[begin DATA PROVIDED]

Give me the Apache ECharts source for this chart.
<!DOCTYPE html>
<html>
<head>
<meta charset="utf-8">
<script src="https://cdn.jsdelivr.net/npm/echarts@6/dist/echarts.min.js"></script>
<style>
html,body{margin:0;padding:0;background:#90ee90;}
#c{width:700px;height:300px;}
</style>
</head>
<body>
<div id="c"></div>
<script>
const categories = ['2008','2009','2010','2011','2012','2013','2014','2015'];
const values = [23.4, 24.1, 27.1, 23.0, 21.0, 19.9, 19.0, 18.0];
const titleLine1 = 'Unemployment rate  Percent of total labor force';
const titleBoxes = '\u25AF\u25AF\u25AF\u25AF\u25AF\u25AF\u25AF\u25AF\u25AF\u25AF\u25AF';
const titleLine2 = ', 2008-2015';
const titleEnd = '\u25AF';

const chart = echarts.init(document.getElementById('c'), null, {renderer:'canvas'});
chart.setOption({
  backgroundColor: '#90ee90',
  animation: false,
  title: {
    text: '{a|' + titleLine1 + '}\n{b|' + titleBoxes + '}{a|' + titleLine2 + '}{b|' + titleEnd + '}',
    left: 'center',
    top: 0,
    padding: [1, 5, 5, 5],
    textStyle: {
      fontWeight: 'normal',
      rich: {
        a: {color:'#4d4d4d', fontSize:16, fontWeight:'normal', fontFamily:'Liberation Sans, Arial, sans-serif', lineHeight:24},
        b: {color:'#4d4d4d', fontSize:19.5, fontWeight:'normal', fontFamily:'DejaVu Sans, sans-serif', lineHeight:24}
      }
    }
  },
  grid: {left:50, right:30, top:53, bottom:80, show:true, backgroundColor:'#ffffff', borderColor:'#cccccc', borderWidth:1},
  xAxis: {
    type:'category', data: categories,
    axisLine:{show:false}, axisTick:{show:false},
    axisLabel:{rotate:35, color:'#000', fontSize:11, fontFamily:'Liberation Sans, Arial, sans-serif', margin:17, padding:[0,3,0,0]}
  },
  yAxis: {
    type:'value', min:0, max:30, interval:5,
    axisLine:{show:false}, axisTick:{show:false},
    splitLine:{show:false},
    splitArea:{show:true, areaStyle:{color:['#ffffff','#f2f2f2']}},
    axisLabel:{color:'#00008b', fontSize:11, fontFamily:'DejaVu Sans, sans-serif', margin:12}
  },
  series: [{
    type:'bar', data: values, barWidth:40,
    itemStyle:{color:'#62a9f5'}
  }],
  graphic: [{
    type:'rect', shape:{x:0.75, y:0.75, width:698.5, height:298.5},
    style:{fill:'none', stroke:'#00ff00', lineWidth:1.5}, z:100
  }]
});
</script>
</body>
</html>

[end DATA PROVIDED]

● **YOUR OBJECTIVE**:
Every line above should be retyped exactly as given.

● **ANSWER BELOW**:
Give me the Apache ECharts source for this chart.
<!DOCTYPE html>
<html>
<head>
<meta charset="utf-8">
<script src="https://cdn.jsdelivr.net/npm/echarts@6/dist/echarts.min.js"></script>
<style>
html,body{margin:0;padding:0;background:#90ee90;}
#c{width:700px;height:300px;}
</style>
</head>
<body>
<div id="c"></div>
<script>
const categories = ['2008','2009','2010','2011','2012','2013','2014','2015'];
const values = [23.4, 24.1, 27.1, 23.0, 21.0, 19.9, 19.0, 18.0];
const titleLine1 = 'Unemployment rate  Percent of total labor force';
const titleBoxes = '\u25AF\u25AF\u25AF\u25AF\u25AF\u25AF\u25AF\u25AF\u25AF\u25AF\u25AF';
const titleLine2 = ', 2008-2015';
const titleEnd = '\u25AF';

const chart = echarts.init(document.getElementById('c'), null, {renderer:'canvas'});
chart.setOption({
  backgroundColor: '#90ee90',
  animation: false,
  title: {
    text: '{a|' + titleLine1 + '}\n{b|' + titleBoxes + '}{a|' + titleLine2 + '}{b|' + titleEnd + '}',
    left: 'center',
    top: 0,
    padding: [1, 5, 5, 5],
    textStyle: {
      fontWeight: 'normal',
      rich: {
        a: {color:'#4d4d4d', fontSize:16, fontWeight:'normal', fontFamily:'Liberation Sans, Arial, sans-serif', lineHeight:24},
        b: {color:'#4d4d4d', fontSize:19.5, fontWeight:'normal', fontFamily:'DejaVu Sans, sans-serif', lineHeight:24}
      }
    }
  },
  grid: {left:50, right:30, top:53, bottom:80, show:true, backgroundColor:'#ffffff', borderColor:'#cccccc', borderWidth:1},
  xAxis: {
    type:'category', data: categories,
    axisLine:{show:false}, axisTick:{show:false},
    axisLabel:{rotate:35, color:'#000', fontSize:11, fontFamily:'Liberation Sans, Arial, sans-serif', margin:17, padding:[0,3,0,0]}
  },
  yAxis: {
    type:'value', min:0, max:30, interval:5,
    axisLine:{show:false}, axisTick:{show:false},
    splitLine:{show:false},
    splitArea:{show:true, areaStyle:{color:['#ffffff','#f2f2f2']}},
    axisLabel:{color:'#00008b', fontSize:11, fontFamily:'DejaVu Sans, sans-serif', margin:12}
  },
  series: [{
    type:'bar', data: values, barWidth:40,
    itemStyle:{color:'#62a9f5'}
  }],
  graphic: [{
    type:'rect', shape:{x:0.75, y:0.75, width:698.5, height:298.5},
    style:{fill:'none', stroke:'#00ff00', lineWidth:1.5}, z:100
  }]
});
</script>
</body>
</html>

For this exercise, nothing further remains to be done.